AKSİ ne görülüyor, ne duyuluyor. 1960’dan bu yana, bu böyle. Elli yıldır, İstanbul’da iki kez üst üste seçim kazanan, iki kez üst üste belediye başkanlığı yapan hiç kimse yok.
27 Mayıs 1960 sonrasında üçü asker, biri sivil dört belediye başkanı atanıyor. İhtilal var, seçim yok, atama var. Sırayla:
Orgeneral Refik Tulga, Albay Şefik Erensü, Albay Turan Ertuğ. Sivil kökenli Necdet Uğur.
94’te Tayyip Erdoğan’ın rakibi, CHP adayı Ertuğrul Günay. Şimdi AKP’li ve Kültür ve Turizm Bakanı olan Ertuğrul Günay. Hayat böyle. Günay ancak yüzde bir nokta dört oy alabiliyor.
Şimdi Topbaş AKP’den yine aday. Bu bir ilk. Karşısındaki güçlü rakip CHP’den Kemal Kılıçdaroğlu.
İstanbul’u on beş yıldır RP, FP, AKP aynı ve aynı kökenden gelen partiler yönetiyor.

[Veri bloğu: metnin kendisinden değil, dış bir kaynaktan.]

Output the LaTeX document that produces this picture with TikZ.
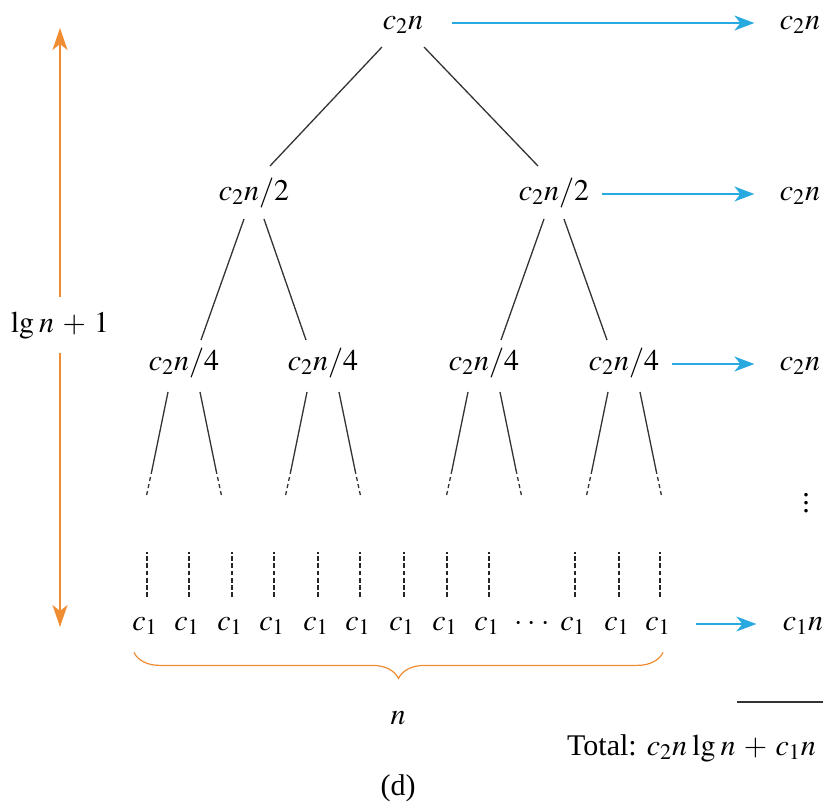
\documentclass[tikz,border=0pt]{standalone}
\usepackage{mathptmx}
\usepackage{fontspec}
\setmainfont{Liberation Serif}
\usepackage{tikz}
\tikzset{>=latex}
\usetikzlibrary{positioning,calc,decorations.pathreplacing,arrows.meta}
\definecolor{sumblue}{RGB}{40,170,225}
\definecolor{heightorange}{RGB}{240,140,50}
\medmuskip=5mu plus 2mu minus 2mu
\thinmuskip=3mu

\begin{document}
\begin{tikzpicture}[x=0.5pt,y=-0.5pt,
                    font=\fontsize{15}{18}\selectfont,
                    term/.style={inner sep=0pt,text height=10pt,text depth=4pt},
                    treeline/.style={line width=0.65pt,black!80},
                    cont/.style={line width=0.65pt,black!80,dash pattern=on 2pt off 1.6pt},
                    leafdash/.style={line width=0.65pt,black!85,dash pattern=on 2.4pt off 1.2pt},
                    sumarrow/.style={->,line width=0.8pt,sumblue,>={Stealth[length=10pt,width=7.5pt,inset=3pt]}},
                    heightarrow/.style={->,line width=0.8pt,heightorange,>={Stealth[length=11pt,width=7.5pt,inset=3pt]}},
                    bracestyle/.style={line width=0.6pt,heightorange,decorate,decoration={brace,mirror,amplitude=13pt}},
       ]
       \useasboundingbox (0,0) rectangle (827,804);
       % recursion tree
       \node[term] (root) at (403,23) {$c_2n$};
       \node[term] (l) at (254,194) {$c_2n/2$};
       \node[term] (r) at (554,194) {$c_2n/2$};
       \node[term] (ll) at (184,364) {$c_2n/4$};
       \node[term] (lr) at (323,364) {$c_2n/4$};
       \node[term] (rl) at (484,364) {$c_2n/4$};
       \node[term] (rr) at (624,364) {$c_2n/4$};
       \draw[treeline] ($(root)+(-21,24)$) -- ($(l)+(16,-28)$);
       \draw[treeline] ($(root)+(21,24)$) -- ($(r)+(-16,-28)$);
       \draw[treeline] ($(l)+(-10,25)$) -- ($(ll)+(17,-24)$);
       \draw[treeline] ($(l)+(10,25)$) -- ($(lr)+(-17,-24)$);
       \draw[treeline] ($(r)+(-10,25)$) -- ($(rl)+(17,-24)$);
       \draw[treeline] ($(r)+(10,25)$) -- ($(rr)+(-17,-24)$);
       % branches fading into the lower levels
       \draw[treeline] ($(ll)+(-16,28)$) -- ($(ll)+(-32,106)$) edge[cont] ($(ll)+(-38,134)$);
       \draw[treeline] ($(ll)+(16,28)$) -- ($(ll)+(32,106)$) edge[cont] ($(ll)+(38,134)$);
       \draw[treeline] ($(lr)+(-16,28)$) -- ($(lr)+(-32,106)$) edge[cont] ($(lr)+(-38,134)$);
       \draw[treeline] ($(lr)+(16,28)$) -- ($(lr)+(32,106)$) edge[cont] ($(lr)+(38,134)$);
       \draw[treeline] ($(rl)+(-16,28)$) -- ($(rl)+(-32,106)$) edge[cont] ($(rl)+(-38,134)$);
       \draw[treeline] ($(rl)+(16,28)$) -- ($(rl)+(32,106)$) edge[cont] ($(rl)+(38,134)$);
       \draw[treeline] ($(rr)+(-16,28)$) -- ($(rr)+(-32,106)$) edge[cont] ($(rr)+(-38,134)$);
       \draw[treeline] ($(rr)+(16,28)$) -- ($(rr)+(32,106)$) edge[cont] ($(rr)+(38,134)$);
       % leaves
       \node[term] (leaf1) at (145,624) {$c_1$};
       \node[term] (leaf2) at (187,624) {$c_1$};
       \node[term] (leaf3) at (230,624) {$c_1$};
       \node[term] (leaf4) at (272,624) {$c_1$};
       \node[term] (leaf5) at (316,624) {$c_1$};
       \node[term] (leaf6) at (358,624) {$c_1$};
       \node[term] (leaf7) at (402,624) {$c_1$};
       \node[term] (leaf8) at (445,624) {$c_1$};
       \node[term] (leaf9) at (487,624) {$c_1$};
       \node[term] (leafdots) at (532,624) {$\cdots$};
       \node[term] (leaf10) at (573,624) {$c_1$};
       \node[term] (leaf11) at (617,624) {$c_1$};
       \node[term] (leaf12) at (658,624) {$c_1$};
       \draw[leafdash]
            ($(leaf1)+(2,-27)$) -- ++(0,-45)
            ($(leaf2)+(2,-27)$) -- ++(0,-45)
            ($(leaf3)+(2,-27)$) -- ++(0,-45)
            ($(leaf4)+(2,-27)$) -- ++(0,-45)
            ($(leaf5)+(2,-27)$) -- ++(0,-45)
            ($(leaf6)+(2,-27)$) -- ++(0,-45)
            ($(leaf7)+(2,-27)$) -- ++(0,-45)
            ($(leaf8)+(2,-27)$) -- ++(0,-45)
            ($(leaf9)+(2,-27)$) -- ++(0,-45)
            ($(leaf10)+(2,-27)$) -- ++(0,-45)
            ($(leaf11)+(2,-27)$) -- ++(0,-45)
            ($(leaf12)+(2,-27)$) -- ++(0,-45)
            ;
       \draw[bracestyle] ($(leaf1.south west)+(2,14)$) -- ($(leaf12.south east)+(-8,14)$);
       \node (size) at (398,718) {$n$};
       % cost per level
       \node[term] (s0) at (800,23) {$c_2n$};
       \node[term] (s1) at (800,194) {$c_2n$};
       \node[term] (s2) at (800,364) {$c_2n$};
       \node[inner sep=0pt] (vd) at (806,497) {$\vdots$};
       \node[term] (s3) at (803,624) {$c_1n$};
       \draw[sumarrow,shorten <=14pt,shorten >=12.5pt] (root) -- (s0);
       \draw[sumarrow,shorten <=6pt,shorten >=12.5pt] (r) -- (s1);
       \draw[sumarrow,shorten <=6pt,shorten >=12.5pt] (rr) -- (s2);
       \draw[sumarrow,shorten <=12.5pt,shorten >=13pt] (leaf12) -- (s3);
       \node[anchor=east] (total) at (823,748) {Total: $c_2n\lg n+c_1n$};
       \draw[treeline] ($(total.east)+(0,-46)$) -- ++(-86,0);
       % tree height
       \coordinate (htop) at (60,28);
       \coordinate (hbot) at (60,627);
       \node[inner sep=7pt] (hlabel) at (60,325) {$\lg n+1$};
       \draw[heightarrow] (hlabel) -- (htop);
       \draw[heightarrow] (hlabel) -- (hbot);
       \node (panel) at (398,788) {(d)};
    \end{tikzpicture}
\end{document}
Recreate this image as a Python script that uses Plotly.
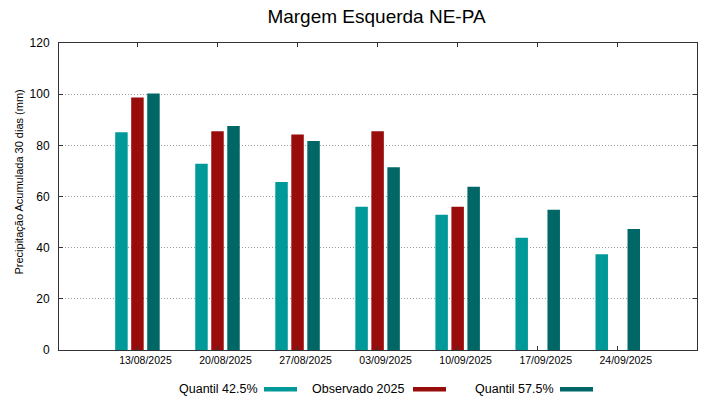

Bu partiler oylarını on beş yıldır, bir zamanlar sosyal demokratların kalesi olan varoşlardan alıyor. Dinci partiler varoşları teslim alıyor. Bu işin sırrı var.
Örgüt ve çalışmak, örgütlü çalışmak ve bire bir halkla buluşmak.
Varoşları ele geçirmek çalışması 1995-97 arasında başlıyor. Tayyip Erdoğan döneminde. Bakın nasıl çalışıyorlar:
"İki yılda partiye iki yüz binden fazla üye kaydediliyor. 3 bin 465 seminer, 1572 konferans, 1564 video gösterisi düzenleniyor." (Ali Eşref Turan, Türkiye’de Yerel Seçimler, s.306).
YÜZ YÜZE
O dönemde örgütlü çalışmanın çok daha çarpıcı bir yönü var.
"Evlere düzenlenen sohbet sayısı 14.231, doğum ziyareti 3.740, taziye ziyareti 4.215, evlilik töreni 2.656, çay sohbeti 18.628, piknik 310 kez, sinema 210 kez, 75 kermes, ayrıca beceri kursları, okul, hastane ve esnaf ziyaretleri". (a.g.k., aynı yerde).
İyi günde de, kötü günde de, belediye halkın yanında. Bilanço müthiş.
"Bu ve benzeri faaliyetler sonucu, İstanbul’da belediye bir milyon 226 bin 575 kişiye ulaşıyor, birebir, yüz yüze". (a.g.k., aynı yerde).
İstanbul’da varoşlara temel böyle atılıyor. Bu faaliyetler hiçbir zaman eksilmiyor, tersine çeşitli biçimde hızlanıyor.
SANDIĞA GÖTÜRMEK
İstanbul’u şimdi AKP’den almak için tek yol var. Reçete ortada.
Gidilebildiği kadar, tek tek insanlara gidilecek, ulaşılabildiği kadar, birebir insanlara anlatılacak. Yüz yüze, örgütle ve örgütlü olarak.
Yoksa, iki TV kanalında üç laf, üç-beş gazetede sekiz-on cümle ile seçim kazanmak mümkün değil. Elbette medya da, kitlesel ulaşımın parçası. Ama, seçim kazanmak yüz yüze ve birebir görüşmekten geçiyor.
Kılıçdaroğlu’nun bir şansı daha var. İstanbul’da 2004’te AKP ile CHP arasında 700 bin fark var. Ama:
İki milyon seçmen sandığa gitmiyor. CHP’nin görevi iki milyon seçmenin hiç olmazsa yarısını sandığa götürmekten geçiyor.
Gitmeyenler AKP’li değil. AKP’liler gidiyor ve oylarını kullanıyor.
Ben CHP İstanbul Örgütünü burada göreceğim. Çok şişirilen il başkanı Gürsel Tekin’in boyunu, bosunu burada göreceğim.
Sandık başına çekilecek her oy, gerçekte CHP’ye bir oy.
Araştırma diye buna derim
YEREL seçimler üzerinde düşünmek, konuşmak, bilgi edinmek için müthiş bir kitap var.
Araştırmacı Ali Eşref Turan’ın yazdığı Türkiye’de Yerel Seçimler kitabı, bu konuda tam başucu niteliğinde. Geçen yıl yayınlanan kitap, 1923’ten bu yana bütün belediye seçimleri, ilgili yasalar, seçim sonuçları, başkanlar, çeşitli iktidarların belediyelerle ilgili aldıkları kararlar ve değişik analizleri içeriyor. Hepsi hap gibi elinizin altında. Yerel yönetimlerle ilgili, ne ararsanız var.